### Task description
Filter the data for lines with the word "size", then copy every line so identified.

-- Start of Source data --

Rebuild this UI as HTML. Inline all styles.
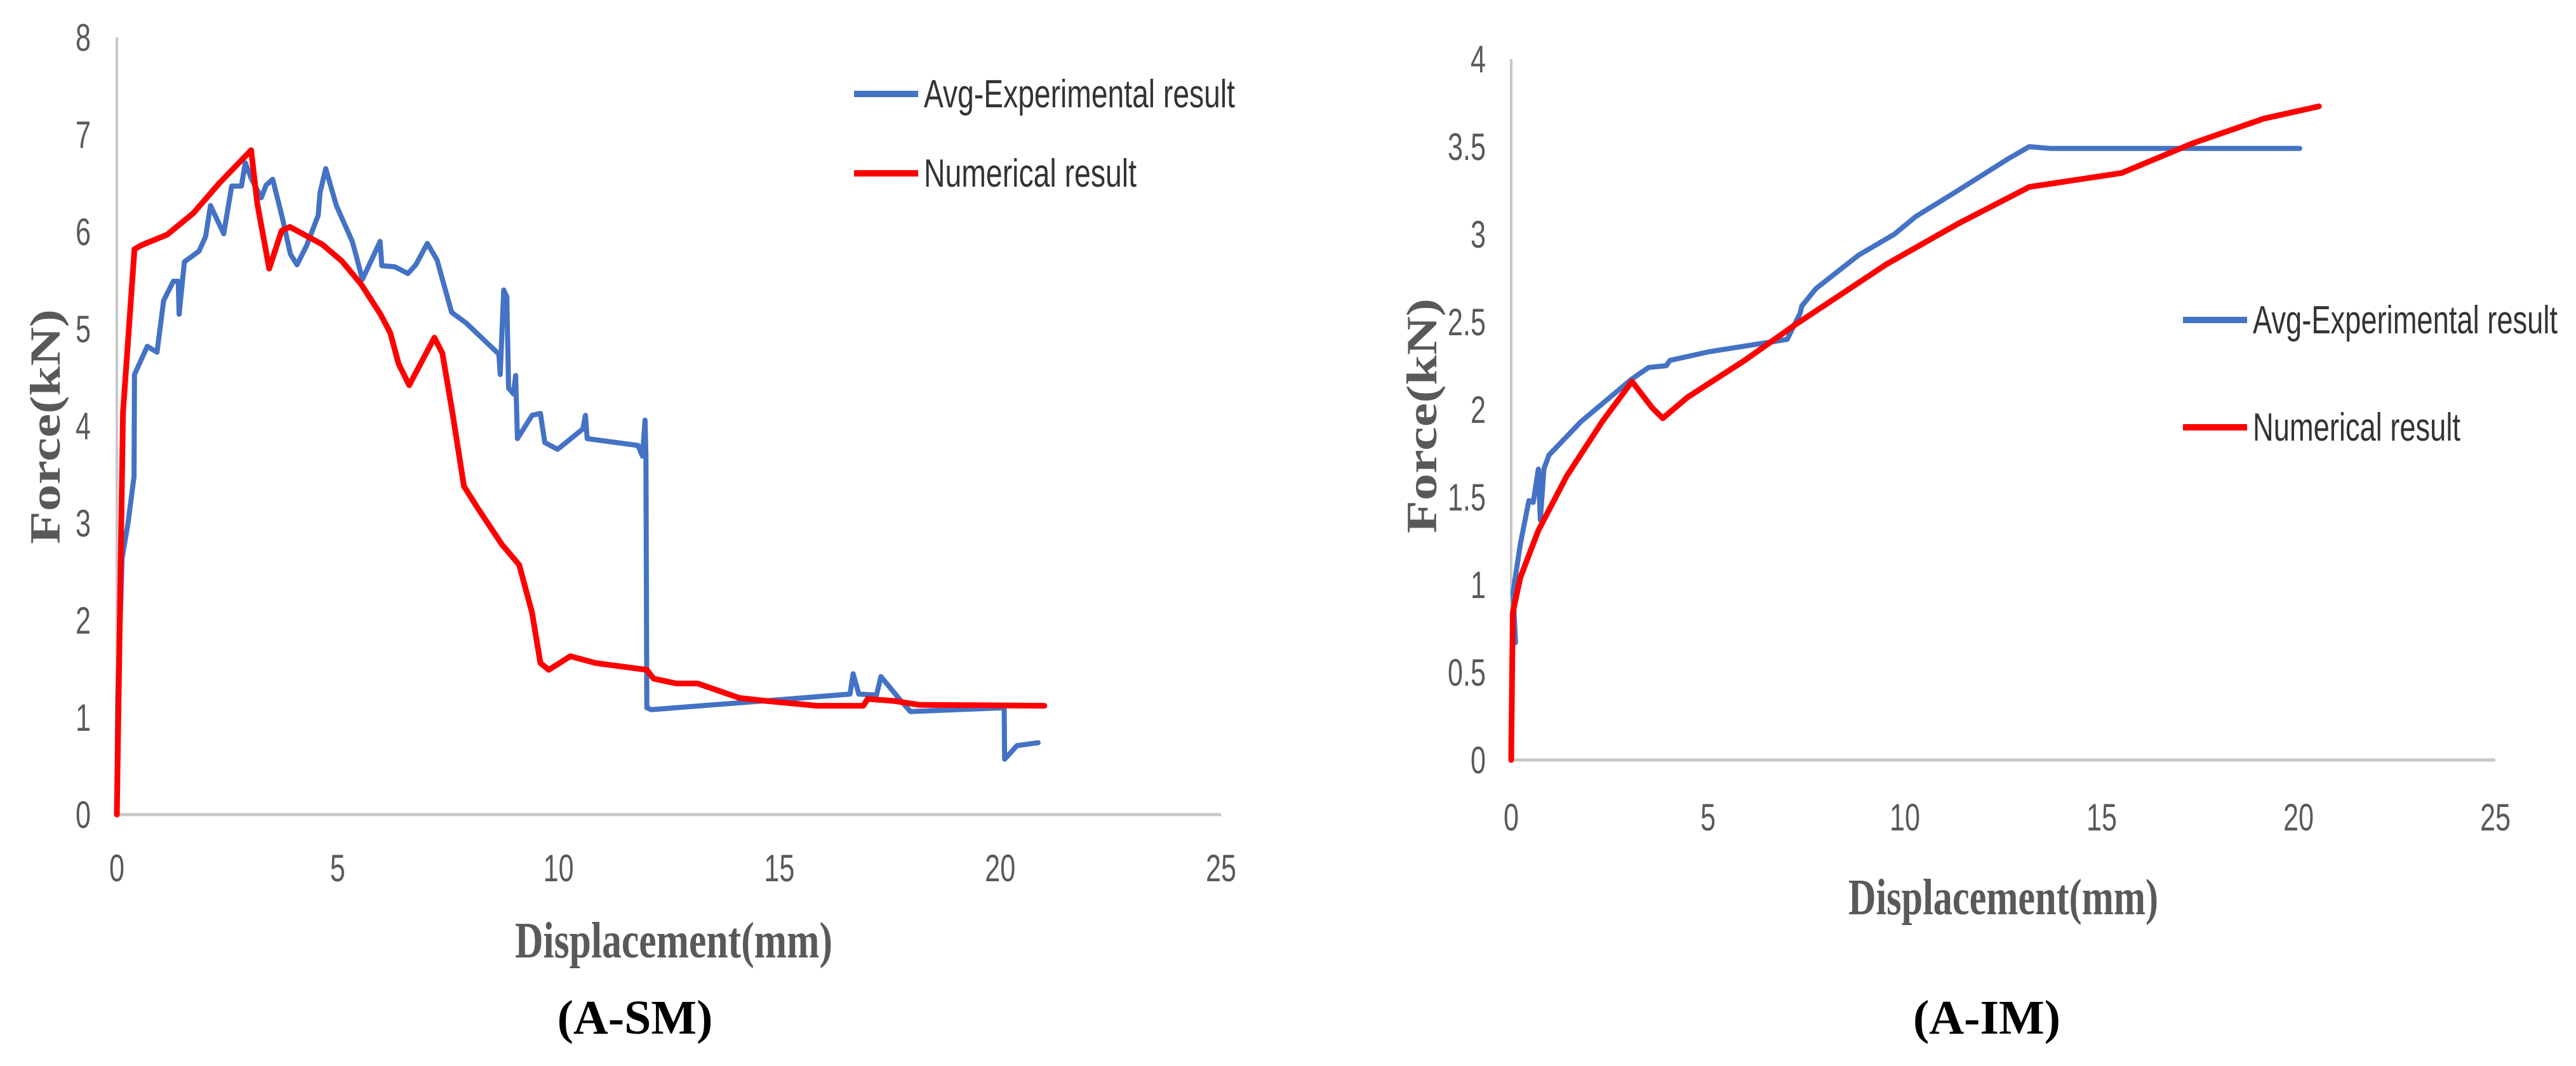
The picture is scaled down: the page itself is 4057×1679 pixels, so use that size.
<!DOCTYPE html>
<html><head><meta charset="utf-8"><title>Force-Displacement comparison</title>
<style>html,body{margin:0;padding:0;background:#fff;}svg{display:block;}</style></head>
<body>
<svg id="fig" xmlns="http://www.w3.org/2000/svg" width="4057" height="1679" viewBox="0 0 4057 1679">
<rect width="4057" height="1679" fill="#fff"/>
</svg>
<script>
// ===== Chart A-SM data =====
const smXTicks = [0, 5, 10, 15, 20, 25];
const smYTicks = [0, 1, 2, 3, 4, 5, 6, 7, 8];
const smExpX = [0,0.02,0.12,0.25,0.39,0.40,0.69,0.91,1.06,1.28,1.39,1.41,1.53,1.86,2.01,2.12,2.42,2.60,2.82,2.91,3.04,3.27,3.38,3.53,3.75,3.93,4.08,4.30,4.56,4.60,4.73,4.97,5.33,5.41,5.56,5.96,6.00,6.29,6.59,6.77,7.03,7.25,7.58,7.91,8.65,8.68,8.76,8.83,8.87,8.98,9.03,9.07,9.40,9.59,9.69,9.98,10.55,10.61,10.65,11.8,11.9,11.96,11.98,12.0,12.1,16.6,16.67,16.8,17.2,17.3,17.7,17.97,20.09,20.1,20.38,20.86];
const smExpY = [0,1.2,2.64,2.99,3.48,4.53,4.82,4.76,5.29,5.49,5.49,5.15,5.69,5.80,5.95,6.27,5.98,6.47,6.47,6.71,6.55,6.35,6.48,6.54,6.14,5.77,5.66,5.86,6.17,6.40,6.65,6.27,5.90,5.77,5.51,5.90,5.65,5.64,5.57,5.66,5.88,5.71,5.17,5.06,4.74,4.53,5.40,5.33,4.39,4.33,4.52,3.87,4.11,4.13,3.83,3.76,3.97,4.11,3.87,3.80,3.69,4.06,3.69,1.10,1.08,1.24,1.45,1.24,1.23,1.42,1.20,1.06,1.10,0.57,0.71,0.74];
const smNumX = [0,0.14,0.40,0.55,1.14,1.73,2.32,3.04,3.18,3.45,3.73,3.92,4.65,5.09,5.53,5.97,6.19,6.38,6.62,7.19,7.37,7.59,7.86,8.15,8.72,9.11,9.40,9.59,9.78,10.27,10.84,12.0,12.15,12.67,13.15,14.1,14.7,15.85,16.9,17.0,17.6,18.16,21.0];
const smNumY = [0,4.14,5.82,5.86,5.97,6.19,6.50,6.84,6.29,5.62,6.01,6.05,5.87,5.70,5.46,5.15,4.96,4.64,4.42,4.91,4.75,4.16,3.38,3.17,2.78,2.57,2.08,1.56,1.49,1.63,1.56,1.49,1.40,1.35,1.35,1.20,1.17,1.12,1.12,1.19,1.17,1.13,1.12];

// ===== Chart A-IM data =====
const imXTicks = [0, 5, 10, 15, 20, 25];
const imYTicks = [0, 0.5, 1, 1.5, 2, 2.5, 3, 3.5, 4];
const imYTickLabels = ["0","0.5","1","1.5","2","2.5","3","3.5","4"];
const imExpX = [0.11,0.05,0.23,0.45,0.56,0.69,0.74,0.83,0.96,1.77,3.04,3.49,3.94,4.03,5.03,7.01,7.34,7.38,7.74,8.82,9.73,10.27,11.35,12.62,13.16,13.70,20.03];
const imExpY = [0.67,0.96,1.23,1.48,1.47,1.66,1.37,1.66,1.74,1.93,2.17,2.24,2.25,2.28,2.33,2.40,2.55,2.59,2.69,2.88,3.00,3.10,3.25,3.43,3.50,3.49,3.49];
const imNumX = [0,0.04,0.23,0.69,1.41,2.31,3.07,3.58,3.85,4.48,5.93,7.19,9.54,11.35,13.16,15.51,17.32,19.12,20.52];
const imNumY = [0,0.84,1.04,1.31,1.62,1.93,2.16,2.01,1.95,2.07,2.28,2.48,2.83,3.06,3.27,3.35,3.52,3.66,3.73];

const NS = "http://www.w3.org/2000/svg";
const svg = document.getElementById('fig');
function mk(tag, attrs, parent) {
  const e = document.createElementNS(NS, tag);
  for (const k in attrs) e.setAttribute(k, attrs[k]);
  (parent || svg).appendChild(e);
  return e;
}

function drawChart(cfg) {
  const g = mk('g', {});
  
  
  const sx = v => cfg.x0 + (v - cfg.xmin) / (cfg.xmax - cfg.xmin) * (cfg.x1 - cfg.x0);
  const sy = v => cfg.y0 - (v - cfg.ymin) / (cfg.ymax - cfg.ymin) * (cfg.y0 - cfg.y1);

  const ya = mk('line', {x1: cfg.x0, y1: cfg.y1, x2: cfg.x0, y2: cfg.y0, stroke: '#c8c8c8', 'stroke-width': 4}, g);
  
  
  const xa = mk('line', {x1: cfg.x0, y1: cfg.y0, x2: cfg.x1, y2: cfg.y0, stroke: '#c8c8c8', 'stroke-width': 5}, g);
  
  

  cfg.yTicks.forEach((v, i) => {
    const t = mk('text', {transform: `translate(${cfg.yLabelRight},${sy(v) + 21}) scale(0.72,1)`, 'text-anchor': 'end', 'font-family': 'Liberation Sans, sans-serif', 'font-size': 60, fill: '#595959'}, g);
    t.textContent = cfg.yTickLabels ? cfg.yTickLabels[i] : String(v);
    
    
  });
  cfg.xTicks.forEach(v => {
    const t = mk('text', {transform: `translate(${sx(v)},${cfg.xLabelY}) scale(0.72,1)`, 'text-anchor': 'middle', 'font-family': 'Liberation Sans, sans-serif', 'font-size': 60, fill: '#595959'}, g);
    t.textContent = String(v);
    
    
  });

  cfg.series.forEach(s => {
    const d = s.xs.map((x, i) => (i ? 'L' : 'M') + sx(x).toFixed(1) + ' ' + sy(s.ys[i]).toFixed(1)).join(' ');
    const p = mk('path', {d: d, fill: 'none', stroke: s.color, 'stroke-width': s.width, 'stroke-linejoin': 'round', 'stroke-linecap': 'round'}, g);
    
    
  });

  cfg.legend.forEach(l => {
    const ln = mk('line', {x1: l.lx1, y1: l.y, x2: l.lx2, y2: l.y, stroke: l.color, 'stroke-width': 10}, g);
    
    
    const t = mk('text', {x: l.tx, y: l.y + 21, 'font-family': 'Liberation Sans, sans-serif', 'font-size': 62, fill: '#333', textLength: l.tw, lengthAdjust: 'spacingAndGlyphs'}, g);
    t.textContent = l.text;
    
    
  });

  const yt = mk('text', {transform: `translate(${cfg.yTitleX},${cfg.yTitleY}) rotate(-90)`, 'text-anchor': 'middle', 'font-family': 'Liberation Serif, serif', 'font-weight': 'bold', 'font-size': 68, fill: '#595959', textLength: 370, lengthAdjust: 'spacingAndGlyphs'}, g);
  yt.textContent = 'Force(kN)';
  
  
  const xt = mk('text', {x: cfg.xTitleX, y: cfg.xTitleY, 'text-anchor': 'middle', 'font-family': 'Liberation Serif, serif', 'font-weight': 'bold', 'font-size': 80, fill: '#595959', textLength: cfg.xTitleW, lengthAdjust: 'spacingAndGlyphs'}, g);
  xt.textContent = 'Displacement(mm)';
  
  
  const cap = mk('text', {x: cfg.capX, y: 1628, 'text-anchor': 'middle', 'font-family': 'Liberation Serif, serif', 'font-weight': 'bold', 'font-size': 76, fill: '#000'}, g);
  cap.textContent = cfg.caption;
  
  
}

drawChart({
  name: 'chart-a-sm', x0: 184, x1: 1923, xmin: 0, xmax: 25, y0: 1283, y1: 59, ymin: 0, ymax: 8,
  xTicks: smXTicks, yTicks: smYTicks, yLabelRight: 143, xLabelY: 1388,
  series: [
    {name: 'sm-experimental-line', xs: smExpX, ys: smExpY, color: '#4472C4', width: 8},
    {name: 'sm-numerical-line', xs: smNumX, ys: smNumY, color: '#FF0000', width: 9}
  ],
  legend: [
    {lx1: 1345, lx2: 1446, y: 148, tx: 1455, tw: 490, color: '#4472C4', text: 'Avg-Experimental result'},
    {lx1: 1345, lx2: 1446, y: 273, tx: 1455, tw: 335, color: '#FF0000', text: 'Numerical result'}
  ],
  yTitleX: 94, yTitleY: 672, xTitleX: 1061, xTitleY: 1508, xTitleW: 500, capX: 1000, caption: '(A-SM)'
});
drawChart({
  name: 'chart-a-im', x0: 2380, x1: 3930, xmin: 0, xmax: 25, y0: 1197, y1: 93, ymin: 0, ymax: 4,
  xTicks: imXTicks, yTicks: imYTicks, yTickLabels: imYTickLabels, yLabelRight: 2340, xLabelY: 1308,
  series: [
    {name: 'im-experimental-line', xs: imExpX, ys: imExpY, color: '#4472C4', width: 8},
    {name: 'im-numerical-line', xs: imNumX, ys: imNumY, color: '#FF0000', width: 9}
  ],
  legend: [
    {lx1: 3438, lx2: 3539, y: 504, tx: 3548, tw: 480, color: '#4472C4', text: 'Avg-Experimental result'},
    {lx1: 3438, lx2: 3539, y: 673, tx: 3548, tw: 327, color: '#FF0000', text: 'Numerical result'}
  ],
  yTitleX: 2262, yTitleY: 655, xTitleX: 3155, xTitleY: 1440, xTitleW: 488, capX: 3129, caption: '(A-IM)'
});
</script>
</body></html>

-- End of Source data --

### Solution for this problem
The picture is scaled down: the page itself is 4057×1679 pixels, so use that size.
    const t = mk('text', {transform: `translate(${cfg.yLabelRight},${sy(v) + 21}) scale(0.72,1)`, 'text-anchor': 'end', 'font-family': 'Liberation Sans, sans-serif', 'font-size': 60, fill: '#595959'}, g);
    const t = mk('text', {transform: `translate(${sx(v)},${cfg.xLabelY}) scale(0.72,1)`, 'text-anchor': 'middle', 'font-family': 'Liberation Sans, sans-serif', 'font-size': 60, fill: '#595959'}, g);
    const t = mk('text', {x: l.tx, y: l.y + 21, 'font-family': 'Liberation Sans, sans-serif', 'font-size': 62, fill: '#333', textLength: l.tw, lengthAdjust: 'spacingAndGlyphs'}, g);
  const yt = mk('text', {transform: `translate(${cfg.yTitleX},${cfg.yTitleY}) rotate(-90)`, 'text-anchor': 'middle', 'font-family': 'Liberation Serif, serif', 'font-weight': 'bold', 'font-size': 68, fill: '#595959', textLength: 370, lengthAdjust: 'spacingAndGlyphs'}, g);
  const xt = mk('text', {x: cfg.xTitleX, y: cfg.xTitleY, 'text-anchor': 'middle', 'font-family': 'Liberation Serif, serif', 'font-weight': 'bold', 'font-size': 80, fill: '#595959', textLength: cfg.xTitleW, lengthAdjust: 'spacingAndGlyphs'}, g);
  const cap = mk('text', {x: cfg.capX, y: 1628, 'text-anchor': 'middle', 'font-family': 'Liberation Serif, serif', 'font-weight': 'bold', 'font-size': 76, fill: '#000'}, g);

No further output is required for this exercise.